## Exercise requirements
Search the material for the string "seaborn", then return every line where it is found.
╔══
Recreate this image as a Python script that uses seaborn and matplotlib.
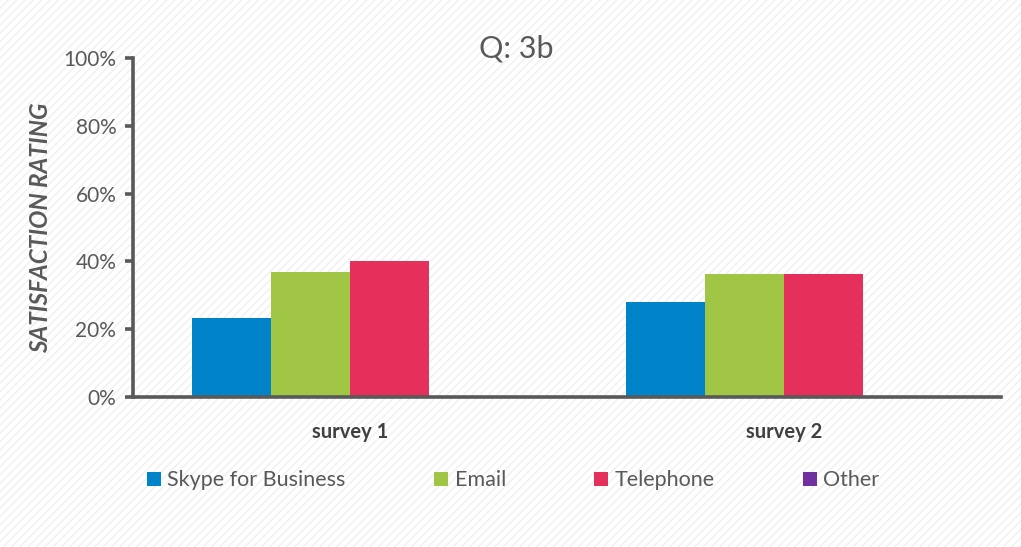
import matplotlib
matplotlib.use("Agg")
import matplotlib.pyplot as plt
import matplotlib.patches as mpatches
from matplotlib.ticker import PercentFormatter, MultipleLocator
import seaborn as sns
import pandas as pd

# Survey results (share of respondents satisfied, %)
surveys = ["survey 1", "survey 2"]
channels = ["Skype for Business", "Email", "Telephone", "Other"]
skype = [23.3, 27.9]
email = [36.8, 36.2]
telephone = [40.1, 36.2]
other = [0.0, 0.0]

palette = ["#0083C8", "#A1C646", "#E5305B", "#7030A0"]
text_grey = "#595959"

rows = []
for ch, vals in zip(channels, [skype, email, telephone, other]):
    for s, v in zip(surveys, vals):
        rows.append({"survey": s, "channel": ch, "rating": v})
df = pd.DataFrame(rows)

sns.set_theme(style="white")
plt.rcParams["font.family"] = ["Lato", "DejaVu Sans"]
plt.rcParams["hatch.color"] = "#f0f0f0"
plt.rcParams["hatch.linewidth"] = 1.0

fig = plt.figure(figsize=(10.21, 5.47), dpi=100)
fig.patch.set_facecolor("white")
# subtle diagonal texture behind the chart
bg = mpatches.Rectangle((0, 0), 1, 1, transform=fig.transFigure,
                        facecolor="white", edgecolor="#f0f0f0",
                        hatch="////", linewidth=0, zorder=-10)
fig.patches.append(bg)

ax = fig.add_axes([0.1303, 0.2742, 0.8497, 0.6198])
ax.patch.set_alpha(0)

sns.barplot(data=df, x="survey", y="rating", hue="channel",
            hue_order=channels, palette=palette, width=0.728,
            saturation=1, linewidth=0, ax=ax, legend=True)

ax.set_xlim(-0.5, 1.5)
ax.set_ylim(0, 100)
ax.yaxis.set_major_locator(MultipleLocator(20))
ax.yaxis.set_major_formatter(PercentFormatter(decimals=0))

for side in ["top", "right"]:
    ax.spines[side].set_visible(False)
for side in ["left", "bottom"]:
    ax.spines[side].set_color(text_grey)
    ax.spines[side].set_linewidth(2.6)

ax.tick_params(axis="y", which="both", left=True, length=6, width=2.6,
               color=text_grey, labelcolor=text_grey, labelsize=15, pad=6)
ax.tick_params(axis="x", bottom=False, labelcolor="#404040", pad=12)
for lbl in ax.get_xticklabels():
    lbl.set_fontsize(14.5)
    lbl.set_fontweight("bold")

ax.set_xlabel("")
ax.set_ylabel("SATISFACTION RATING", fontsize=17.5, fontweight="bold",
              fontstyle="italic", color=text_grey)
ax.yaxis.set_label_coords(-0.093, 0.5)

fig.text(0.506, 0.912, "Q: 3b", ha="center", va="center",
         fontsize=22, color="#595959")

sns.move_legend(ax, "center left", bbox_to_anchor=(0.125, 0.122),
                bbox_transform=fig.transFigure, ncol=4, frameon=False,
                title=None, fontsize=15.5, handlelength=0.65,
                handleheight=0.65, handletextpad=0.3, columnspacing=4.1,
                labelcolor=text_grey)

fig.savefig("out.png", dpi=100)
╚══
## The completed task
Recreate this image as a Python script that uses seaborn and matplotlib.
import seaborn as sns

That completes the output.